Parmi ces signes la fin de mandat du président Touré marquée par une politique de sécurité illisible dans le Nord et la mise en cause de plus en plus directe d’une hiérarchie militaire accusée pêle-mêle de corruption, de népotisme, de laxisme et d’implication directe dans «l’industrie des otages», les trafics illicites et le basculement brutal de certains pays d’Afrique du Nord dans l’instabilité, en l’occurrence la Libye. Quant à la crise libyenne soldée par l’élimination de Mouamar El Gueddafi, le Crisis Group soutient que cette crise a eu l’impact le plus immédiat et le plus dévastateur sur les équilibres précaires qui caractérisaient le Nord-Mali.

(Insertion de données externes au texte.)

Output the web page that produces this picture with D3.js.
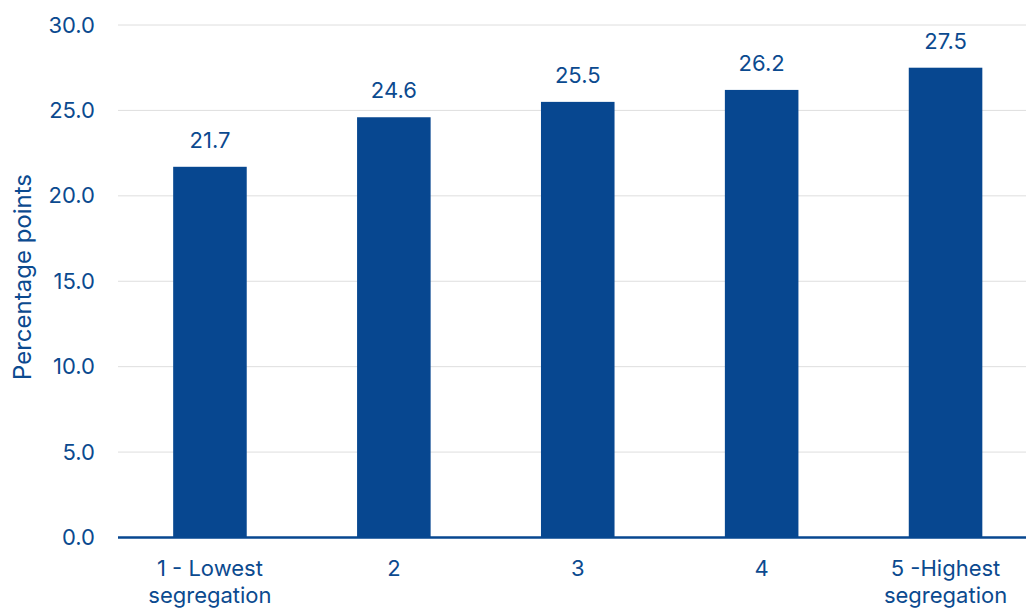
<!DOCTYPE html>
<html>
<head>
<meta charset="utf-8">
<script src="https://cdn.jsdelivr.net/npm/d3@7"></script>
<style>
  html, body { margin: 0; padding: 0; background: #ffffff; }
  svg { display: block; font-family: Inter, "Open Sans", sans-serif; }
</style>
</head>
<body>
<svg id="chart" width="1026" height="608"></svg>
<script>
// Segregation quintiles and their values (percentage points)
const categories = ["1 - Lowest|segregation", "2", "3", "4", "5 -Highest|segregation"];
const values = [21.7, 24.6, 25.5, 26.2, 27.5];
const yTicks = [0, 5, 10, 15, 20, 25, 30];
const yTitle = "Percentage points";

const ink = "#0b4a8f";
const barFill = "#074790";
const fontSize = 22;

const svg = d3.select("#chart");
const plotLeft = 118, plotRight = 1037.5, plotTop = 25, plotBottom = 537.5;

const x = d3.scaleBand().domain(categories).range([plotLeft, plotRight])
  .paddingInner(0.6).paddingOuter(0.3);
const y = d3.scaleLinear().domain([0, 30]).range([plotBottom, plotTop]);

// Horizontal gridlines
svg.append("g").selectAll("line").data(yTicks.filter(d => d > 0)).join("line")
  .attr("x1", plotLeft).attr("x2", 1026)
  .attr("y1", d => y(d)).attr("y2", d => y(d))
  .attr("stroke", "#dedede").attr("stroke-width", 1);

// Y axis tick labels
const yAxis = d3.axisLeft(y).tickValues(yTicks).tickFormat(d3.format(".1f")).tickSize(0).tickPadding(0);
const gy = svg.append("g").attr("transform", `translate(95,0)`).call(yAxis);
gy.select(".domain").remove();
gy.selectAll("text").attr("fill", ink).attr("font-size", fontSize).attr("font-family", "Inter, sans-serif");

// Y axis title
svg.append("text")
  .attr("transform", `translate(31,277) rotate(-90)`)
  .attr("text-anchor", "middle")
  .attr("fill", ink).attr("font-size", 24)
  .text(yTitle);

// Bars
svg.append("g").selectAll("rect").data(values).join("rect")
  .attr("x", (d, i) => x(categories[i]))
  .attr("width", x.bandwidth())
  .attr("y", d => y(d))
  .attr("height", d => y(0) - y(d))
  .attr("fill", barFill);

// Value labels
svg.append("g").selectAll("text").data(values).join("text")
  .attr("x", (d, i) => x(categories[i]) + x.bandwidth() / 2)
  .attr("y", d => y(d) - 19)
  .attr("text-anchor", "middle")
  .attr("fill", ink).attr("font-size", fontSize)
  .text(d => d3.format(".1f")(d));

// Baseline axis
svg.append("line")
  .attr("x1", plotLeft).attr("x2", 1026)
  .attr("y1", y(0)).attr("y2", y(0))
  .attr("stroke", barFill).attr("stroke-width", 2.5);

// Category labels (two lines where needed)
const xl = svg.append("g").selectAll("text").data(categories).join("text")
  .attr("x", d => x(d) + x.bandwidth() / 2)
  .attr("y", 576)
  .attr("text-anchor", "middle")
  .attr("fill", ink).attr("font-size", fontSize);
xl.each(function(d) {
  const t = d3.select(this);
  const cx = +t.attr("x");
  d.split("|").forEach((line, i) => {
    t.append("tspan").attr("x", cx).attr("dy", i === 0 ? 0 : 27).text(line);
  });
});
</script>
</body>
</html>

«Les sources d’insécurité dans cette zone étaient déjà nombreuses avant le début du chaos en Libye», a fait remarquer le think tank, avant de soutenir que l’afflux de combattants touareg revenus de la Libye après la chute du régime d’El Gueddafi avec une qualité et une quantité d’armement sans doute jamais vue dans cette partie du désert saharien, a accéléré la multitude des foyers de tensions au Sahel en général et au nord du Mali en particulier. Dans le même contexte, l’analyse du Crisis Group souligne que le retour des Touareg maliens intégrés au fil des rebellions dans l’armée de l’ex-Guide libyen s’est greffé à un mouvement contestataire touareg préexistant, le Mouvement national de l’Azawad (MNA), un groupe de jeunes activistes dénonçant la gestion par le régime du Nord du Mali, nourrie, selon eux, d’alliances avec des élites politiques locales corrompues et de collusion affairiste avec Aqmi.

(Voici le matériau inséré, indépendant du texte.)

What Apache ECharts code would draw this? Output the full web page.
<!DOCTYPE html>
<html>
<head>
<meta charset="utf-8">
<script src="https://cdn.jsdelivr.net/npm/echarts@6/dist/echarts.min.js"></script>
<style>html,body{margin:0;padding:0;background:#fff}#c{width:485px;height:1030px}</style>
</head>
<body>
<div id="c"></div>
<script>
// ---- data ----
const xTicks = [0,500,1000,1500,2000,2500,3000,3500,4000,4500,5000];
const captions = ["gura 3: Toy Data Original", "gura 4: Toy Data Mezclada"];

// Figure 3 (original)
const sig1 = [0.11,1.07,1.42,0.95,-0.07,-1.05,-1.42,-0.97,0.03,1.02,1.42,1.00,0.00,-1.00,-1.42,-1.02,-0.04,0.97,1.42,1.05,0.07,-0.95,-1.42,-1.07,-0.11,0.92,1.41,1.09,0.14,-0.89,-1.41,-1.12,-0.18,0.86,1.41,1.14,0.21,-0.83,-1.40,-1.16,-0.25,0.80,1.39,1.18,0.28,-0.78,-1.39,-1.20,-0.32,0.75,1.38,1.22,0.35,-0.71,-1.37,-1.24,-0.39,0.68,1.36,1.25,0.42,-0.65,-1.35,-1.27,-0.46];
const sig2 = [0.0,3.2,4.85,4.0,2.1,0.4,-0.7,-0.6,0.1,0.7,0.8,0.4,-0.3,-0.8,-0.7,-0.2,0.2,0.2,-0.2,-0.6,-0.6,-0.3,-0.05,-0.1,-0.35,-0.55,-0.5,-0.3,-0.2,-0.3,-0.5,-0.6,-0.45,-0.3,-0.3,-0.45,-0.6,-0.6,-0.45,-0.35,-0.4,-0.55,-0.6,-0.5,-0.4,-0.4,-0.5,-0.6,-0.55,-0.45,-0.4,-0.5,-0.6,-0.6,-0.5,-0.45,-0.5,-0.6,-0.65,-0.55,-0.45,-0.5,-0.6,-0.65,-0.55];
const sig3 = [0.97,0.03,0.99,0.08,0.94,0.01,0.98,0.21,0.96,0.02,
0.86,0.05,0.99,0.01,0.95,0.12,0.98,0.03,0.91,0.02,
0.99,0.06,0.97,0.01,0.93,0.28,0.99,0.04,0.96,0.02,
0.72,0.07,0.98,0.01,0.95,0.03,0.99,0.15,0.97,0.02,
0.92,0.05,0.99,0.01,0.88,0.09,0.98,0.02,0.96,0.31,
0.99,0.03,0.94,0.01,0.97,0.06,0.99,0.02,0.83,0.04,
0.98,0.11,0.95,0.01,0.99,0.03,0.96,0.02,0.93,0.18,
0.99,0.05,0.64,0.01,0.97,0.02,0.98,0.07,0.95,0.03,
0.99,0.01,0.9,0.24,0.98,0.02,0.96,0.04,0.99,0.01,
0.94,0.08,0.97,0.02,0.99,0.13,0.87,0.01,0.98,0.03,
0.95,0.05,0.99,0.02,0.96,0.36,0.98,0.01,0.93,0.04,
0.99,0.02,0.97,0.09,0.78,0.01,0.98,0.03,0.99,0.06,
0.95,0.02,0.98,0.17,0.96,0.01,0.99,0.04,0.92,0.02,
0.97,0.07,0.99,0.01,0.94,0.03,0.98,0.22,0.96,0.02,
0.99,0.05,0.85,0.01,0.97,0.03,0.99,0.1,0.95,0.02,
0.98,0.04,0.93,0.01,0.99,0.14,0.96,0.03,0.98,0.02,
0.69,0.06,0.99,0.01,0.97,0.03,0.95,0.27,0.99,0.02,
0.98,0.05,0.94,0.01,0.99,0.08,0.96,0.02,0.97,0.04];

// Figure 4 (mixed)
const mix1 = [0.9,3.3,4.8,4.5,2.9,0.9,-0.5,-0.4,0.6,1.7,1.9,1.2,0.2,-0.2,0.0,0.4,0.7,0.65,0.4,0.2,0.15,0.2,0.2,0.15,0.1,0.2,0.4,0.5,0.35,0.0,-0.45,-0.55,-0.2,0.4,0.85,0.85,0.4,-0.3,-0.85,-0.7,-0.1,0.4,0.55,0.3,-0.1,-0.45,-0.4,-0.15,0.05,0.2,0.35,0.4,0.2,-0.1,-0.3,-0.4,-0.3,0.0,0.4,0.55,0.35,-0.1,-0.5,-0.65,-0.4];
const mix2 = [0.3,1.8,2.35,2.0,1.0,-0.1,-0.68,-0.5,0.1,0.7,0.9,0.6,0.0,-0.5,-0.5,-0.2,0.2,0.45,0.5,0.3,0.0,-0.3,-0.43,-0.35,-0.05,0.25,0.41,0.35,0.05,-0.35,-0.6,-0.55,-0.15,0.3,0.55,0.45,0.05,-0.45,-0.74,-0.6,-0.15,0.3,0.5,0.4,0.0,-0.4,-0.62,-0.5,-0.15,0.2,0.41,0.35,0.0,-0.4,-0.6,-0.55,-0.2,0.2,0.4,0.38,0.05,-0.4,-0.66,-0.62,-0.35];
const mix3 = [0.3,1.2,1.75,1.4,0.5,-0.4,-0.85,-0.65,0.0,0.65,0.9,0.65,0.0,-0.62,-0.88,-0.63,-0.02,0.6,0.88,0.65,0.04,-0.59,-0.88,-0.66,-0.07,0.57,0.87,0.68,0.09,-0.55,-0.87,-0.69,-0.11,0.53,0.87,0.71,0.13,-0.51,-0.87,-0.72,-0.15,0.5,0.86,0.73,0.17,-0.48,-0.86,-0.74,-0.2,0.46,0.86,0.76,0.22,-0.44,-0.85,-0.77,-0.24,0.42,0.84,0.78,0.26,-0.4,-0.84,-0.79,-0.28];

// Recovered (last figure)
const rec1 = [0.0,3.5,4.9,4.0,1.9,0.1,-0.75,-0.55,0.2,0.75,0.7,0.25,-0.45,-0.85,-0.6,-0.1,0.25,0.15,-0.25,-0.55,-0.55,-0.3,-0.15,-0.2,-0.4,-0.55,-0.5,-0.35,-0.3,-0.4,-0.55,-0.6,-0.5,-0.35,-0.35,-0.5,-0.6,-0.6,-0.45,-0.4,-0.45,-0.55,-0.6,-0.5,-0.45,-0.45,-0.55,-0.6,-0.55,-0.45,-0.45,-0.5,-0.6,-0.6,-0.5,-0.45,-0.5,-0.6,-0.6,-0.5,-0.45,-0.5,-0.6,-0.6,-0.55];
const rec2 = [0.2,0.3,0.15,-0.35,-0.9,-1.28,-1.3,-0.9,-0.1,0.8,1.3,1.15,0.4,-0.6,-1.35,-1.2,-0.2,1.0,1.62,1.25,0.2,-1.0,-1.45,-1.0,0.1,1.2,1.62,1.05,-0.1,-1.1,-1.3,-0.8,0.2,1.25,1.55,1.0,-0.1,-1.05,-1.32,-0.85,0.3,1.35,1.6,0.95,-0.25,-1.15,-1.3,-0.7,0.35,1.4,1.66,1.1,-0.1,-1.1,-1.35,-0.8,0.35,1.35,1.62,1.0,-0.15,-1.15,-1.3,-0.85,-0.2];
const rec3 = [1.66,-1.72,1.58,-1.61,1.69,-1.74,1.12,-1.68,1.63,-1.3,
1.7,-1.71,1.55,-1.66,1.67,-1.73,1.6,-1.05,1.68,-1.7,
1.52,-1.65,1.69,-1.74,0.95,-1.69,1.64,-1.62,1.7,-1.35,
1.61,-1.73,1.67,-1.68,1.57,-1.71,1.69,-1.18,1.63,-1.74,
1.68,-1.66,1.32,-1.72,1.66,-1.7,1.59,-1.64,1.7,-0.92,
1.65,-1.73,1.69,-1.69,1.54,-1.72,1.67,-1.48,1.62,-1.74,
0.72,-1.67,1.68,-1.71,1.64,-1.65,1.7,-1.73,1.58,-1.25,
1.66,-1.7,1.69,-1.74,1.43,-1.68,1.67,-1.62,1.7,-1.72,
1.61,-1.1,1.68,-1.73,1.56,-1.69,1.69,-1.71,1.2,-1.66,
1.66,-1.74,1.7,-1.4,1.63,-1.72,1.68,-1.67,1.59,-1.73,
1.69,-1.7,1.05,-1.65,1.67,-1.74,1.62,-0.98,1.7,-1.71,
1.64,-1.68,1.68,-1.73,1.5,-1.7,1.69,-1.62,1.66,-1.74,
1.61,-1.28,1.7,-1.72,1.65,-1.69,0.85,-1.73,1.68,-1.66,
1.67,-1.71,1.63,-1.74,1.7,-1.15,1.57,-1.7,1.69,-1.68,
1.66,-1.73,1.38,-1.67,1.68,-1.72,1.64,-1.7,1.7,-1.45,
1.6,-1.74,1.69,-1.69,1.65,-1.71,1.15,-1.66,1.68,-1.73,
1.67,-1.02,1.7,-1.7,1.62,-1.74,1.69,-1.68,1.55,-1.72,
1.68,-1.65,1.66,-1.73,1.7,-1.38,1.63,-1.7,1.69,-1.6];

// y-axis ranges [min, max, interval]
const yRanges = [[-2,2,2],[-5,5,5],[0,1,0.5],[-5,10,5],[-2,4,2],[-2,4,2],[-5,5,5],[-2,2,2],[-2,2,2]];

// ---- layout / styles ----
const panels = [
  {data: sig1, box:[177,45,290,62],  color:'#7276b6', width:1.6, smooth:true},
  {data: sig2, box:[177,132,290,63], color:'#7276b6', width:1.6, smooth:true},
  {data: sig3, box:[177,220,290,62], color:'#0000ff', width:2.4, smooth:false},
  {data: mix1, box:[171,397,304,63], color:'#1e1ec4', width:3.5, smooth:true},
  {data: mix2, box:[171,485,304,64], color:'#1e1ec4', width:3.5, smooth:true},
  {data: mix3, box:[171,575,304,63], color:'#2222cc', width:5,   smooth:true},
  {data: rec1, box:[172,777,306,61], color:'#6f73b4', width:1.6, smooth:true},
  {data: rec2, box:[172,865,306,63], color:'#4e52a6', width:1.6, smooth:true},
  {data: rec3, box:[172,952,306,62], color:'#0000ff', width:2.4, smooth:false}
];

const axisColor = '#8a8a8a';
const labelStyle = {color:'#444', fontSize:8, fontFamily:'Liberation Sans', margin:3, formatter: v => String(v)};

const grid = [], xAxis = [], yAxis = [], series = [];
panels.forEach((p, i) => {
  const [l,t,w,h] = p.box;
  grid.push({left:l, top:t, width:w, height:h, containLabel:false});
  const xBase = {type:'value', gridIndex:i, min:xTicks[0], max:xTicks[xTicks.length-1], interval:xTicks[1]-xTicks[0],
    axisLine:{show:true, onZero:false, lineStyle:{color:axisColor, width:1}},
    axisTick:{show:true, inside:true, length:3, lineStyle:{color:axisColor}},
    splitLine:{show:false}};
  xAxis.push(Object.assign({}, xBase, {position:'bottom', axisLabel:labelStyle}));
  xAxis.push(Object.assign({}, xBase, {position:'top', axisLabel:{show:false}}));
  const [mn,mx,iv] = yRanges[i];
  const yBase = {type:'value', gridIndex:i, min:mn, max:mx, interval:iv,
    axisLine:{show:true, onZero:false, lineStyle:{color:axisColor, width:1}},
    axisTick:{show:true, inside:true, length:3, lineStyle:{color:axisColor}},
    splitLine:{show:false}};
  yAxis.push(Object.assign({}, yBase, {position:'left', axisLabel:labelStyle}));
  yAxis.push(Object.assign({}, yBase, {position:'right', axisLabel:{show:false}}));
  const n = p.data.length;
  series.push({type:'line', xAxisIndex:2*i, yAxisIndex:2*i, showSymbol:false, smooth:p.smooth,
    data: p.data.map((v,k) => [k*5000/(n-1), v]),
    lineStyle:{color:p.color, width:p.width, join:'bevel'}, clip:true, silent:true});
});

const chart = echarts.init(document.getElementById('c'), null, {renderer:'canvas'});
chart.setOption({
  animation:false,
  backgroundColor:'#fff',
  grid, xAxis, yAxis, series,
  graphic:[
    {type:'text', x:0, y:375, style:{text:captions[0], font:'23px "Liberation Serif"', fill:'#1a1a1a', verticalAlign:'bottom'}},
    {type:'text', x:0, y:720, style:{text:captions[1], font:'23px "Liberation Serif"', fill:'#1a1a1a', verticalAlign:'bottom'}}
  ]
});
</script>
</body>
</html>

Ainsi, le Crisis Group fait savoir que la manne soudaine des armes libyennes a précipité le projet de lutte armée. Néanmoins, il indique que le déclenchement de la rébellion elle-même fait suite à de nombreuses tentatives infructueuses de Bamako d’engager le dialogue avec le Mnla (fondé le 15 octobre 2011), lequel demandait une médiation tierce.

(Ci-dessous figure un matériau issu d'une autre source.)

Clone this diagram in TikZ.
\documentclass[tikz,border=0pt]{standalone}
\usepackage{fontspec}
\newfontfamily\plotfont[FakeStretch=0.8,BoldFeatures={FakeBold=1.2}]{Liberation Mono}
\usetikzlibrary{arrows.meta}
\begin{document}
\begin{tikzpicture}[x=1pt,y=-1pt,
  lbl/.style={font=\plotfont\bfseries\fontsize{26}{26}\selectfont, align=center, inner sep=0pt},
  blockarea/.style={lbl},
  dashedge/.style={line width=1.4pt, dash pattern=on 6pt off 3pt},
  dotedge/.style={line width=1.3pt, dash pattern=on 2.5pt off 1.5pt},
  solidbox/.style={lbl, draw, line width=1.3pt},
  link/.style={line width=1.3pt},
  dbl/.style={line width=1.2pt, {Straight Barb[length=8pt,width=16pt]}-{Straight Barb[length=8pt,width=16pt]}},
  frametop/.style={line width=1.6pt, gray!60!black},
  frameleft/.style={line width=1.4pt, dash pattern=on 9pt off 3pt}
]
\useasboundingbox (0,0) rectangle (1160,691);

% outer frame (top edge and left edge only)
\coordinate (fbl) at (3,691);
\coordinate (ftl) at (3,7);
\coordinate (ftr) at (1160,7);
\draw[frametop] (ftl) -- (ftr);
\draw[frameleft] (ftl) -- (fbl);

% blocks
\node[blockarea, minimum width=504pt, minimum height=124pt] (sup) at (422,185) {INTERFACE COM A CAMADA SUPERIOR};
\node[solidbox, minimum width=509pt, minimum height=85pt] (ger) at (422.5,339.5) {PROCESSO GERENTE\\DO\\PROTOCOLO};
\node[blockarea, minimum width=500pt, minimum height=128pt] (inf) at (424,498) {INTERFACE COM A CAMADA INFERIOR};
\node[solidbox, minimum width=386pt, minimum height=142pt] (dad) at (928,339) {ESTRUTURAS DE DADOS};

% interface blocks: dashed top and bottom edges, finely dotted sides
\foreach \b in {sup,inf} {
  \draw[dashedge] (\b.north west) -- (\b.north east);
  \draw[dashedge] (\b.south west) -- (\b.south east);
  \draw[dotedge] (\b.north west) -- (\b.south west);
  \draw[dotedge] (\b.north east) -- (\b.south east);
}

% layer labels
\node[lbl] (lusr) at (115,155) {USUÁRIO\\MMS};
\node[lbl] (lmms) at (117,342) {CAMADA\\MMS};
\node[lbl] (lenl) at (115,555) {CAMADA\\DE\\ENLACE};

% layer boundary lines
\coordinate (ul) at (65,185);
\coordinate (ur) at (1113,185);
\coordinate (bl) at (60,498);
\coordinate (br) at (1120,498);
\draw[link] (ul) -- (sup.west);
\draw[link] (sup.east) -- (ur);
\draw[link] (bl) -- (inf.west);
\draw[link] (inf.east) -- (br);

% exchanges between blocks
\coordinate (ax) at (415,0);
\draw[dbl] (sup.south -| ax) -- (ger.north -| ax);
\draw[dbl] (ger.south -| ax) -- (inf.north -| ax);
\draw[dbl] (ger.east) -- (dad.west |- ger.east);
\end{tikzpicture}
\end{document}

Vieux malaise au sein de l’institution militaire

Par ailleurs, le Crisis Group explique que l’incapacité du président malien en fin de règne à répondre à un nouveau défi sécuritaire au Nord et un malaise préexistant au sein de l’appareil sécuritaire et militaire sont essentiels pour comprendre les événements du 21 mars, voire à l’origine du coup d’Etat, survenu dans un pays qui faisait initialement partie du groupe des jeunes démocraties ouest-africaines les plus prometteuses. Le malaise au sein des forces de défense et de sécurité maliennes ne date pas, selon Crisis Group, d’hier accentué par le choc des pertes humaines et des revers militaires importants subis par les forces gouvernementales depuis le début de la rébellion du Mnla. Cela s’explique, poursuit le ICG, par les complots, qui ont été déjà déjoués, contre le président (et ancien général) Touré à Bamako, au moins à deux reprises, en 2010. Ces complots ont été orchestrés, selon IGC par des jeunes sous-officiers frustrés notamment par la promotion contestée d’officiers de la génération du président à des hauts grades, et plus généralement par la perception, correcte ou exagérée, d’une corruption et d’un affairisme sans précédent des élites militaires et civiles les plus proches de la présidence. «La lassitude d’une partie de la population malienne à l’égard de la fin de mandat du président Touré avait atteint un niveau tel que certains se réjouissent du coup d’Etat», note ICG, avant de conclure que le cimetière des expériences politiques africaines est rempli de transitions militaires qui ont mal tourné.